Las expediciones científicas de la época permitieron conocer el continente americano como nunca antes. Al respecto, Cohen explica lo siguiente: “Es un tema fascinante que en Colombia se evidencia con la Expedición Botánica. Pero aún falta más investigación. ¿Cuál fue su impacto real en el arte? Apenas estamos rascando la superficie. Hay elementos evidentes, pero otros comienzan a revelar conexiones más profundas, como las flores en los retratos de las monjas coronadas”.

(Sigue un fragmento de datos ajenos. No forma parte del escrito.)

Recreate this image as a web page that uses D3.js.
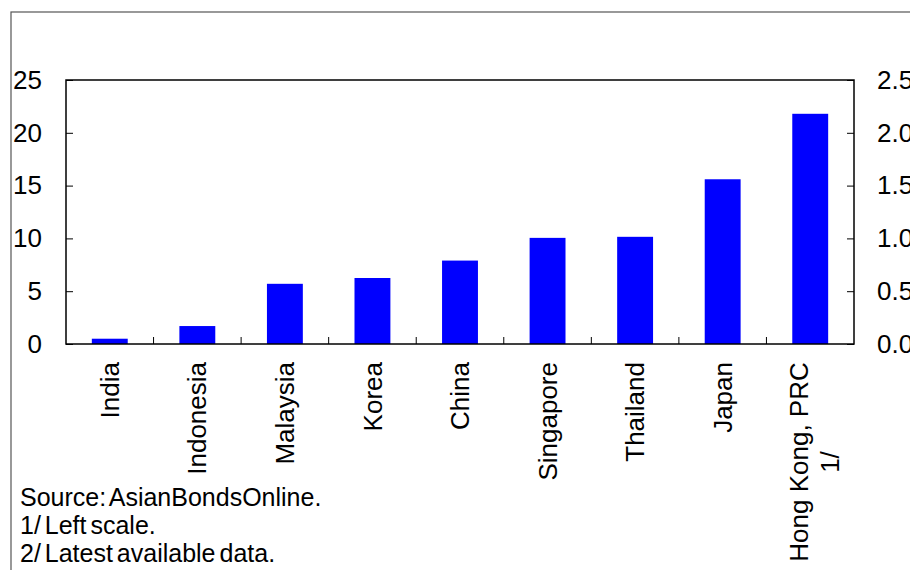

Tras un breve silencio, Cohen reflexiona: “La gran conclusión de esta investigación es que las pinturas son un proceso. Hoy tendemos a pensar en las obras como algo terminado, pero en el siglo XVIII una pintura en un contexto religioso era un objeto en constante transformación. Cambiaban con el tiempo: se agregaban flores, textos, carteles. No eran solo retratos, sino pequeñas biografías visuales. Ese proceso de cambio culminó en un género pictórico definido: la monja retratada en su catafalco —un ataúd sin tapa—, con su cojín, flores, cetro floral en el pecho y una corona, mirando a la derecha o a la izquierda, con un cartel inferior que contenía toda la información textual. Para llegar a ese esquema transcurrieron más de cien años”.
Las flores se marchitan
Alma Montero, experta mexicana en arte de los virreinatos, afirma sobre los retratos de la colección de monjas coronadas: “Hoy, por ejemplo, existe una gran cantidad de productos milagro que nos prometen juventud eterna. Nadie, en general, quiere hablar de la muerte. En la época virreinal, en cambio, había estampas, libros, sermones y cofradías, cuya única función era recordar la brevedad, la fragilidad de la vida, así como la necesidad de prepararse para lograr una buena muerte”.
Toquica camina por el Santa Clara. Zarta se desplaza por entre las obras del MAMU. Cohen se mueve entre los microscopios de su laboratorio. Álvarez-White anda por su taller. Las monjas yacen ahí, retratadas en su encuentro con Dios. Y mientras tanto, el barco cargado de flores sigue navegando en el universo.